Molto poco di quello che abbiamo sognato circa 20 anni fa è stato raggiunto oggi. Il periodo transitorio di cinque anni stipulato a Oslo non è stato rispettato dai successivi governi israeliani. Gli Insediamenti coloniali hanno continuato a crescere, divorando il 62 per cento della Cisgiordania (Area C, che è sotto il pieno controllo israeliano) e la stragrande maggioranza delle sue acque, mettendo a repentaglio Gerusalemme, separando e distruggendo Gaza, e dividendo Betlemme da Gerusalemme per la prima volta in 2000 anni di cristianesimo.

Anche se abbiamo fatto tutto il possibile per proteggere i nostri luoghi sacri, con l’adesione all’UNESCO e il sostegno all’iscrizione della Chiesa della Natività come Patrimonio Mondiale dell’Umanità, Betlemme è stata trasformata in un bantustan (un ghetto), circondato da 19 insediamenti coloniali. Questo ha lasciato ai palestinesi il controllo su solo il 15 per cento della città e dintorni. Non c’è la possibilità di sviluppare la nostra economia locale, per non parlare di immaginare uno Stato indipendente o sovrano in questo momento. False promesse economiche dell’ex primo ministro britannico Tony Blair nell’ambito dell’inutile Quartetto negli ultimi 10 anni non hanno portato alcun cambiamento sul terreno ma hanno dato copertura per i crimini israeliani. Ad oggi, Betlemme ha un tasso di disoccupazione del 26 per cento, secondo la Camera di Commercio di Betlemme, la più alta in Cisgiordania. Eppure, noi non ci arrendiamo.

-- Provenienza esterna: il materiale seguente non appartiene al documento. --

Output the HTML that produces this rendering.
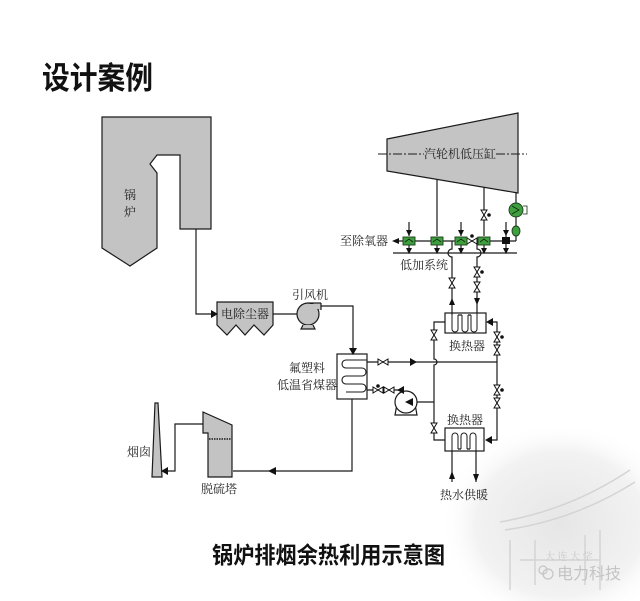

Non possiamo permettere al governo israeliano né alla complicità della comunità internazionale di portare via la nostra speranza. Questo Natale, le campane della Chiesa della Natività devono essere un promemoria per tutti che gli indigeni di questa terra sono qui per restare. Si invia anche un messaggio al resto della regione di un’indissolubile convivenza interreligiosa e di fraternità che dura da secoli, senza pari in qualsiasi altro luogo. Il Natale è un messaggio di speranza palestinese. Siamo orgogliosi di aver portato questo messaggio per secoli e, nonostante tutto, continueremo a farlo.

*Commissario per le Relazioni Estere di Fatah. E’ stato ministro degli Esteri con Yasser Arafat.